*Entries with chart source code*.
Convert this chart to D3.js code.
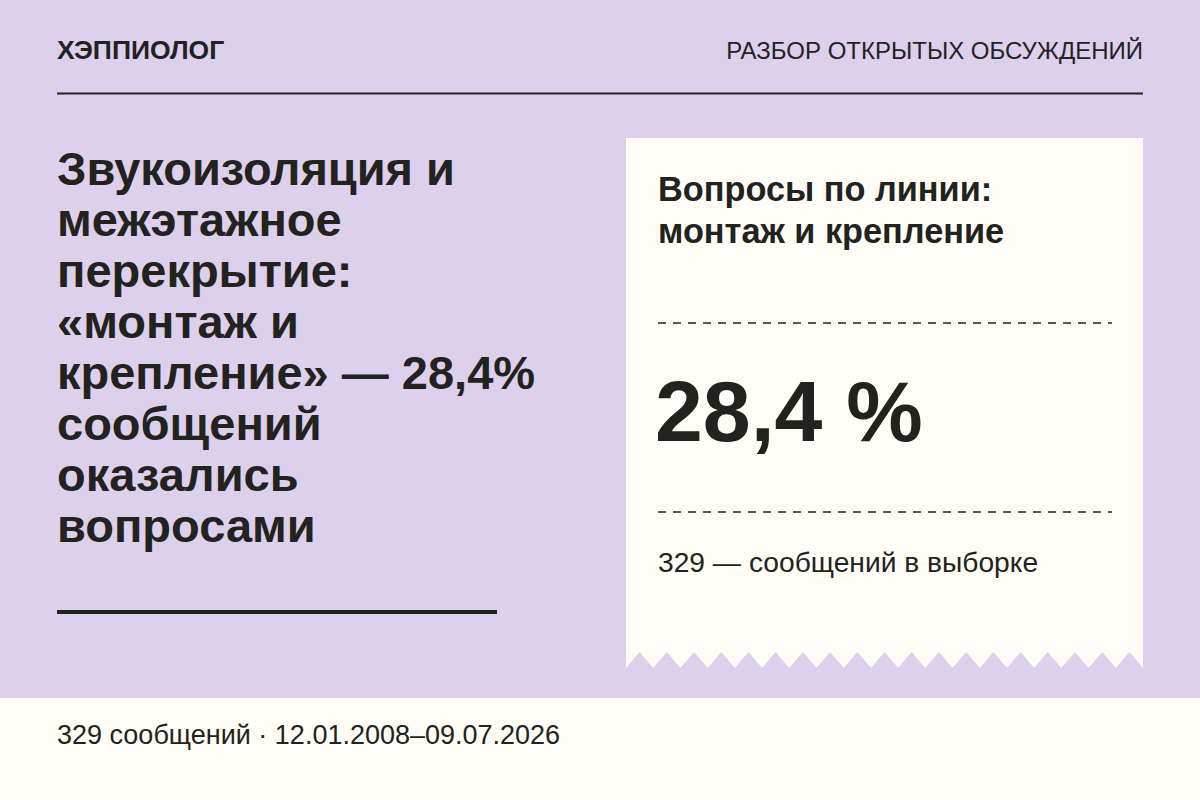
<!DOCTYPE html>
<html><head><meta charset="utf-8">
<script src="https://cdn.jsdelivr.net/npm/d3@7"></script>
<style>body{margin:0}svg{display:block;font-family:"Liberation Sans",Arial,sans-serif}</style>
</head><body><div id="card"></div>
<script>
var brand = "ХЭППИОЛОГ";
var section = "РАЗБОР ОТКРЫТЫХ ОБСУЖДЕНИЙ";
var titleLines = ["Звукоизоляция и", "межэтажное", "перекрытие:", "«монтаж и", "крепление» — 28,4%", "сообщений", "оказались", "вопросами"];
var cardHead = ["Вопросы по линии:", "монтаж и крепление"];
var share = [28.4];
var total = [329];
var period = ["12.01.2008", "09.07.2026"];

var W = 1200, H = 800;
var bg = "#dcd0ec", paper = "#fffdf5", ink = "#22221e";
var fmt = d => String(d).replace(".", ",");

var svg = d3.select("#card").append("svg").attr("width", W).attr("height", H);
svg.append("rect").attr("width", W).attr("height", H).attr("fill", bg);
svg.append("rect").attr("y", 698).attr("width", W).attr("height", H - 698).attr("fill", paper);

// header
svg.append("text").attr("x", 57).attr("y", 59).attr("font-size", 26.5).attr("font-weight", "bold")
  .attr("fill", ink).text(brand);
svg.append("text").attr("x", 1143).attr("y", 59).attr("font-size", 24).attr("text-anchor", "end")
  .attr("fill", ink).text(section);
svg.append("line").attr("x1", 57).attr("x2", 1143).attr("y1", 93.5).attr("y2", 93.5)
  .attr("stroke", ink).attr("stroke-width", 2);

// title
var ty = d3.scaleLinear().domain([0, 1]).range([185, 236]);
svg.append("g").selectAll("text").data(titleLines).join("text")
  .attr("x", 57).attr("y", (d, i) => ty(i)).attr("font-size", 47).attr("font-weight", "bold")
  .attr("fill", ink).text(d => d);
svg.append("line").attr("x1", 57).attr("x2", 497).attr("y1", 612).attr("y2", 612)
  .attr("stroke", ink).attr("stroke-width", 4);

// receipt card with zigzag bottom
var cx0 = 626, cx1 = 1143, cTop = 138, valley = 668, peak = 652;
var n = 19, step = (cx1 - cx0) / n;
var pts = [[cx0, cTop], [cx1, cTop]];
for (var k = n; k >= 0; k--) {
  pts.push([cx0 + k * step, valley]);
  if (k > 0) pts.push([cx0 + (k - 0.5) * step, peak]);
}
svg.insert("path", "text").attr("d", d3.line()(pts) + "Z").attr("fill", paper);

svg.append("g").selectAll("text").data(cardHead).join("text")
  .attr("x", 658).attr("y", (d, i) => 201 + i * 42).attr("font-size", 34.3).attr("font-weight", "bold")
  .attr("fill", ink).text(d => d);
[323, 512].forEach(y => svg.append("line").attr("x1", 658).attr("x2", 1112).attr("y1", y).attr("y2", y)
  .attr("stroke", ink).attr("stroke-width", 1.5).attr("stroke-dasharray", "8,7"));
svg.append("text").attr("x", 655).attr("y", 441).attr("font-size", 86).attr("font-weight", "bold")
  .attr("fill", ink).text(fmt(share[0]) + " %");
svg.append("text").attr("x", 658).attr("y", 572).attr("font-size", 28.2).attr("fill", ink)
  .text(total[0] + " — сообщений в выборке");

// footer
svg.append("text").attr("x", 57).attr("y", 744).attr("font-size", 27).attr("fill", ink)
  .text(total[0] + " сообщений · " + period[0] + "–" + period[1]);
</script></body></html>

* * *

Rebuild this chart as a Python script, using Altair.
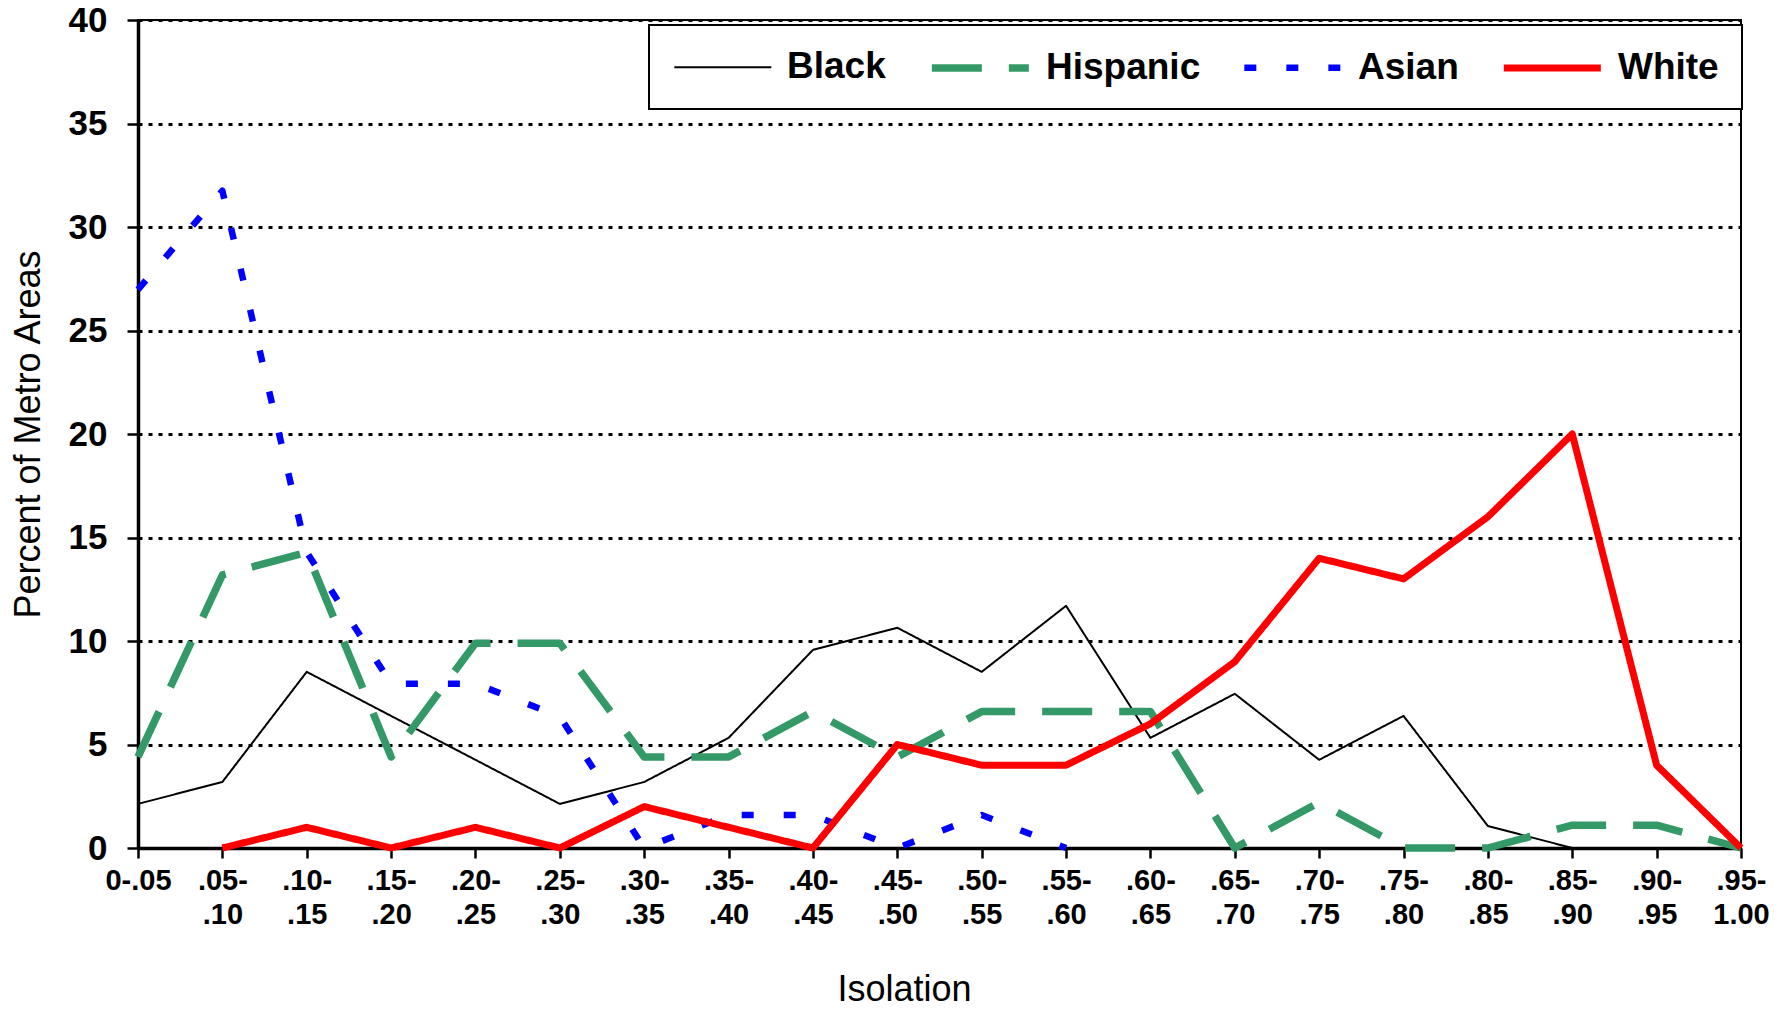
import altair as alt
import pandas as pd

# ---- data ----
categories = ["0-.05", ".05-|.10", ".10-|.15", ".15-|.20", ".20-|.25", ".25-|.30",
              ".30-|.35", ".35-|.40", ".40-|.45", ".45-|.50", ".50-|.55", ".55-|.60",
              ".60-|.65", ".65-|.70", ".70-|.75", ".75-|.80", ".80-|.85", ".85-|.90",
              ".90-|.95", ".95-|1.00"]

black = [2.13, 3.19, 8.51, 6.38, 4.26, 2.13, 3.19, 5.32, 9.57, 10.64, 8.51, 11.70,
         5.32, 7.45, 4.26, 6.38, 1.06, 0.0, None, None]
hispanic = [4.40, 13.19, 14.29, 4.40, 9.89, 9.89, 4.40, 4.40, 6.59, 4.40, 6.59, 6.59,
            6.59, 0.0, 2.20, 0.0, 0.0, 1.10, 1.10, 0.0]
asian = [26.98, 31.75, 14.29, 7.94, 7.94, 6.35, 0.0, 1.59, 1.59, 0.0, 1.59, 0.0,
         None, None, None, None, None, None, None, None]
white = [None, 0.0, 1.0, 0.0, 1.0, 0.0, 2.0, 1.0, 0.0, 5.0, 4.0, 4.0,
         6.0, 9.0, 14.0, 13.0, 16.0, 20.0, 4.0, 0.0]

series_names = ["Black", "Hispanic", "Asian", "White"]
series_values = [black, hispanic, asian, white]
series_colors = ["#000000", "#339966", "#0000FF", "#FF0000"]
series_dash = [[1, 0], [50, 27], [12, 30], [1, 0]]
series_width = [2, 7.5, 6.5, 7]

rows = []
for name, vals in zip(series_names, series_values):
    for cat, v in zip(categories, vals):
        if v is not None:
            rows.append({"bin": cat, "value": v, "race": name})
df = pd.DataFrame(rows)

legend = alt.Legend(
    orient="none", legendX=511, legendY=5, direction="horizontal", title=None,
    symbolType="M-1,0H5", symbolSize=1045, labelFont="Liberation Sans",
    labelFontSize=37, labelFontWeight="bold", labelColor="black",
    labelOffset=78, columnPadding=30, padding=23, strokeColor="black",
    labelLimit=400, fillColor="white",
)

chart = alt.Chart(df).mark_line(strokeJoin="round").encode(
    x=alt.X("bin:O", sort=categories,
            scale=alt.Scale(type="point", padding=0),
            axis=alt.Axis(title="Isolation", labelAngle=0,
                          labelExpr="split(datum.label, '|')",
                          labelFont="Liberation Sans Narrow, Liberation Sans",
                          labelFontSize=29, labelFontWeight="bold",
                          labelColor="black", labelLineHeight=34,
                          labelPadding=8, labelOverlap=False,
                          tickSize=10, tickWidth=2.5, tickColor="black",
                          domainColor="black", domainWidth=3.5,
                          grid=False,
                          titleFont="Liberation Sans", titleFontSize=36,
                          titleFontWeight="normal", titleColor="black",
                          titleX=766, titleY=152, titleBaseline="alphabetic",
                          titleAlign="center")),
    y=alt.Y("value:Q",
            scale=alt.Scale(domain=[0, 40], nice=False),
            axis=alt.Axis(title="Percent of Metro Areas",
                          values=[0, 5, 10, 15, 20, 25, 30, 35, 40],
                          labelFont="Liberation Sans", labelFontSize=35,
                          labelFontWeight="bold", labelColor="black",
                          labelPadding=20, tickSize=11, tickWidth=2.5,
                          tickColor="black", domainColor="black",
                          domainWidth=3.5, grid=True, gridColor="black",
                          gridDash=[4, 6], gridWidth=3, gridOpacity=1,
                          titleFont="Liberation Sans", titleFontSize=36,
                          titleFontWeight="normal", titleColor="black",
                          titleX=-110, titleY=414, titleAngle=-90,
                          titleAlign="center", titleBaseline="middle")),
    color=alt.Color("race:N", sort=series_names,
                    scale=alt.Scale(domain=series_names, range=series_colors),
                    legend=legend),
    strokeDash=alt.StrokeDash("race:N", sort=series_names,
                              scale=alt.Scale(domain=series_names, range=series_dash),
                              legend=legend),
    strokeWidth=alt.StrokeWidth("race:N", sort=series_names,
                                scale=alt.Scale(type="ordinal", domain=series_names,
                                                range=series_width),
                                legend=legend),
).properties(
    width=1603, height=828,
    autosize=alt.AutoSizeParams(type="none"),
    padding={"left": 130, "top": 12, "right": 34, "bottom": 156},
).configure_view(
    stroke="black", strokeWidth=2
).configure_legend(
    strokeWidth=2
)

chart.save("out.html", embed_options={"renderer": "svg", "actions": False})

*Stated exercise*. The lines to print start at the line containing "Rebuild this chart" and end at the line containing "series_width = [2, 7.5, 6.5, 7]"; print them exactly, both ends included, and leave out every picture.

*Task solution*.
Rebuild this chart as a Python script, using Altair.
import altair as alt
import pandas as pd

# ---- data ----
categories = ["0-.05", ".05-|.10", ".10-|.15", ".15-|.20", ".20-|.25", ".25-|.30",
              ".30-|.35", ".35-|.40", ".40-|.45", ".45-|.50", ".50-|.55", ".55-|.60",
              ".60-|.65", ".65-|.70", ".70-|.75", ".75-|.80", ".80-|.85", ".85-|.90",
              ".90-|.95", ".95-|1.00"]

black = [2.13, 3.19, 8.51, 6.38, 4.26, 2.13, 3.19, 5.32, 9.57, 10.64, 8.51, 11.70,
         5.32, 7.45, 4.26, 6.38, 1.06, 0.0, None, None]
hispanic = [4.40, 13.19, 14.29, 4.40, 9.89, 9.89, 4.40, 4.40, 6.59, 4.40, 6.59, 6.59,
            6.59, 0.0, 2.20, 0.0, 0.0, 1.10, 1.10, 0.0]
asian = [26.98, 31.75, 14.29, 7.94, 7.94, 6.35, 0.0, 1.59, 1.59, 0.0, 1.59, 0.0,
         None, None, None, None, None, None, None, None]
white = [None, 0.0, 1.0, 0.0, 1.0, 0.0, 2.0, 1.0, 0.0, 5.0, 4.0, 4.0,
         6.0, 9.0, 14.0, 13.0, 16.0, 20.0, 4.0, 0.0]

series_names = ["Black", "Hispanic", "Asian", "White"]
series_values = [black, hispanic, asian, white]
series_colors = ["#000000", "#339966", "#0000FF", "#FF0000"]
series_dash = [[1, 0], [50, 27], [12, 30], [1, 0]]
series_width = [2, 7.5, 6.5, 7]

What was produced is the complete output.